In the school of architecture, modular or prefab steel buildings represent clean clutter-free lines, the minimalist geometric shapes of nature and a throwback to primitive man. Part of the fun with these designs is that they can be linked together like Lego pieces, mixed and matched, built up or deduced down. Walter Gropius, Frank Lloyd Wright and Buckminster Fuller envisioned these smart designs being mass produced as quickly and efficiently as an automobile on an assembly line. Fuller particularly felt prefabs could change the way people lived. Initially, it was a vehicle for avant-garde expressionism for experienced architects who were bored with trends of the times, but now it has extended to home owners via the internet, allowing people to customize their steel buildings however they see fit.

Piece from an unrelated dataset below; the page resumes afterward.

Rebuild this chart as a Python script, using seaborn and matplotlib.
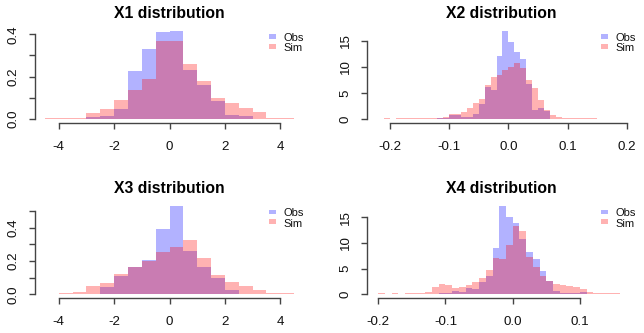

Pre engineered steel buildings have become the darling of many famous architects. Ray Kappe, winner of the Topaz Medal, shows off his eco-friendly prefab metal buildings at www.livinghomes.net. Renowned architect Frank Lloyd Wright designed eleven prefab homes in Sevens Point, Bayside and Madison, Wisconsin. In the fifties, his homes sold for $55,000, which was extremely high back then. Le Corbusier was taken up with turn-of-the-century industrialism and the opportunity to build quick villages in factories to help post-war families start anew. Mies van der Rohe is often referred to as "the father of the glass and steel modernist skyscraper," although he also worked on a very small scale to create structures that lacked ornamentation, instead reveling in clean, simple lines.

The first Pre Engineered Buildings were built around the idea of comfort and a do-it-yourself attitude. In the 1830s, London carpenter H. Manning built "the Manning Portage Cottage" after immigrating to Australia. Since he didn't want to deal with the hassle of tracking down materials in the new land, he needed to construct his house of pieces he could bring with him on a ship. Once his prefab building turned out well, he began importing and raising a number of cottages. In 1908, Sears, Roebuck and Co. marketed metal building kits by catalogue, costing less than two-thirds of a traditional house. In fact, more than 100,000 sold. Far less prefab metal buildings sell these days, but people use prefabs as metal storage buildings, steel barns, office buildings and more.